1)            I am not tall in Paris, merely average. I guess I am only tall in the countryside, which makes sense if I had any.

2)            I still don’t physically fit into many things though, like most cars. I also have extreme difficulties with restrooms. When I sat in one at the hotel in Paris my forehead rested squarely against the wall. I ended up sliding the towel over a bit so I’d have a pillow. Also the showers are more than a bit undersized. Every time I would turn or reach or scrub I would hit the lever for the water effectively killing it. A five minute shower became thirty. I wish I were kidding. I feel very clumsy here, as I seem to be running into and over almost everything including one poor soul at the wine faire. She never stood a chance. I should probably start a scholarship in her name.

3)            If you’re wearing a lab coat no one questions you.

4)            Everyone and I mean everyone has killer frames here when it comes to glasses. I saw a ninety-year-old man with his grand son who had the most exceptional red frames. If they had had an engine it would have been a Ferrari.

5)            Knee high boots and black stretch pants/hose seem to be the uniform of Parisian women.  Somewhere there is a country out there with no black hose or knee high boots to taunt their men with because Parisian women have bought them all.

6)            Women janitors in France do not wait for you to exit before they start cleaning the restroom. If you act like you’re going to wait for them to leave they will just point at the urinal and go about their duties. You could always tell a Brit or an American just by watching them enter and literally shudder when they would realize how it was all going to go down.

7)            Pregnant women sampling wine and no one thinking this to be strange was what I found to be strange.

8)            18-year-old kids sampling wine and looking 14 makes you feel criminal in some regards.

9)            2HOT4U. A KFC promo I always saw in the Parisian Metro. I wonder who thought this to be a good idea or if any thinking was involved at all. Sure, most of them speak a bit of English but think about this, they will read it as deux-o-quatre-oo! The numbers are obvious but they also don’t pronounce the H, ever, plus rarely the last letter, and U will never be thought of as YOU. Great marketing.
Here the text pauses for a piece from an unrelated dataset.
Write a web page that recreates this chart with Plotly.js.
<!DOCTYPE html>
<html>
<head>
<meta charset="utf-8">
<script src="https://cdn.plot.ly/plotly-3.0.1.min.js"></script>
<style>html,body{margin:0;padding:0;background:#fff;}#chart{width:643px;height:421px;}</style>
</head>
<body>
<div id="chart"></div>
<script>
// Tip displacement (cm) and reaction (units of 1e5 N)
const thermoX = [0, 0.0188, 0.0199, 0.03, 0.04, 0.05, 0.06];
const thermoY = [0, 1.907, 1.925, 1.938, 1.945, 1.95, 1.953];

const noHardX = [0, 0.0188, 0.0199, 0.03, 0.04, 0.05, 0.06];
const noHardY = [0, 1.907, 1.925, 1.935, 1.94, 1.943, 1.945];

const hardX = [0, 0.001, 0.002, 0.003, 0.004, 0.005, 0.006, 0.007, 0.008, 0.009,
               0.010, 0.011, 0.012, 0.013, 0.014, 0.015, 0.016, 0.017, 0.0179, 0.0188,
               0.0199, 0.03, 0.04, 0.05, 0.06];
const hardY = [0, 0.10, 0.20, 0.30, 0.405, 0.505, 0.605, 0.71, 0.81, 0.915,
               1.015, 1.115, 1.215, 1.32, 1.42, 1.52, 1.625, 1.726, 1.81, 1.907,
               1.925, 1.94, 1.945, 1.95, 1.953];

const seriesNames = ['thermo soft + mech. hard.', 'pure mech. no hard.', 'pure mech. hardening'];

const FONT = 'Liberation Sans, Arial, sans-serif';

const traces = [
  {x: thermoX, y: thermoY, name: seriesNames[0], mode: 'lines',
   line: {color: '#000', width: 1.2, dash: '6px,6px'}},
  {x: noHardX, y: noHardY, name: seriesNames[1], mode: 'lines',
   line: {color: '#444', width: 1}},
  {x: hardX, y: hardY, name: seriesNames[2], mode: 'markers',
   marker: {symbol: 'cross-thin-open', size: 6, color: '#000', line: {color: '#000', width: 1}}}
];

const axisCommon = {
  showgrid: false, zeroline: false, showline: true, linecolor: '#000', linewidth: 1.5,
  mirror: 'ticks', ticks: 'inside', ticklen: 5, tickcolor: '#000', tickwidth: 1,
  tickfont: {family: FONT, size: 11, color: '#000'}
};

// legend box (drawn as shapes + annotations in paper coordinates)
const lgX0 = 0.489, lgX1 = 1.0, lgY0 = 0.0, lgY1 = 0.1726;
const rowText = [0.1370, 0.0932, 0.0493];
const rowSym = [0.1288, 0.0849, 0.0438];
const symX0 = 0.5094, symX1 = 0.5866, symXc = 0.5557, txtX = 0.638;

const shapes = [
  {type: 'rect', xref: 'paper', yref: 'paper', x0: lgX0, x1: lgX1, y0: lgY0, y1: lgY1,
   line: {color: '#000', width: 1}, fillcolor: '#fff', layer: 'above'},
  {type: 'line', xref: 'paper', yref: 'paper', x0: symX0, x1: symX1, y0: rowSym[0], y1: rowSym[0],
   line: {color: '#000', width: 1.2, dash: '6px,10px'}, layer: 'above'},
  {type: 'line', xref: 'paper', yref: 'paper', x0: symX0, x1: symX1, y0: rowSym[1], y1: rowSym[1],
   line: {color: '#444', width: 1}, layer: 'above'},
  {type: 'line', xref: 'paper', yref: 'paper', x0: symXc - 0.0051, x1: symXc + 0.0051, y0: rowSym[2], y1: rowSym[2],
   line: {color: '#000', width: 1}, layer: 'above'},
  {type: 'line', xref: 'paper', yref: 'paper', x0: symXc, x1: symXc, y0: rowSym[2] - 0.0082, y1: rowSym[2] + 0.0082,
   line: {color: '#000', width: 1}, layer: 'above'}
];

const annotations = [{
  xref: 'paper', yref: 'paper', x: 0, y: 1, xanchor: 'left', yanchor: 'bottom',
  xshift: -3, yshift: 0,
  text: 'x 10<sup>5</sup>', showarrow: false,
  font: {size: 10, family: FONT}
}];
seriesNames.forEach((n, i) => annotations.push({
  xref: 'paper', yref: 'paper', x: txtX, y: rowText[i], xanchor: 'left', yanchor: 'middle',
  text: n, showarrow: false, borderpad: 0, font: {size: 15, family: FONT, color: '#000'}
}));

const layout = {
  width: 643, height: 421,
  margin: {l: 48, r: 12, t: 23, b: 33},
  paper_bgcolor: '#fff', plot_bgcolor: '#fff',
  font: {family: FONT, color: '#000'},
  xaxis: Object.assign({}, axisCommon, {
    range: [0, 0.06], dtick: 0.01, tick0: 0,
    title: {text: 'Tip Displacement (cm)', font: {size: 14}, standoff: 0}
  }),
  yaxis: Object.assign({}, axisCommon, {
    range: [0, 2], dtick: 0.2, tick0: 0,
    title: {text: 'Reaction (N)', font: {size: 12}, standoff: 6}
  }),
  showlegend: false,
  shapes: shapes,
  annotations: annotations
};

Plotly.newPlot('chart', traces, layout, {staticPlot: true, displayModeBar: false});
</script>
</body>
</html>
10)         The Parisians are so thoughtful they dress their roadside stanchions for the cold.




           

11)            Moments you wish you hadn’t missed. Like the naming of the restaurant above. I sincerely hope it was either induced by booze, ignorance, or possibly the nickname of a former/current wife.  Either way I feel saddened that I missed his revelation.
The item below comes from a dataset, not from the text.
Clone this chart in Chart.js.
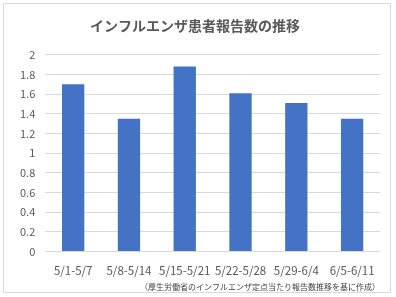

12)            And lastly, just because you speak French that does not make you hot. It will however give you an extra point on top of what you would be if you simply spoke English. Let’s say you’re reasonably attractive, a 7.5, and now you suddenly speak French you can just bump that up to an 8.5. If you’re ugly you’re ugly but you’re the first to be taken at two in the morning when the lights come on.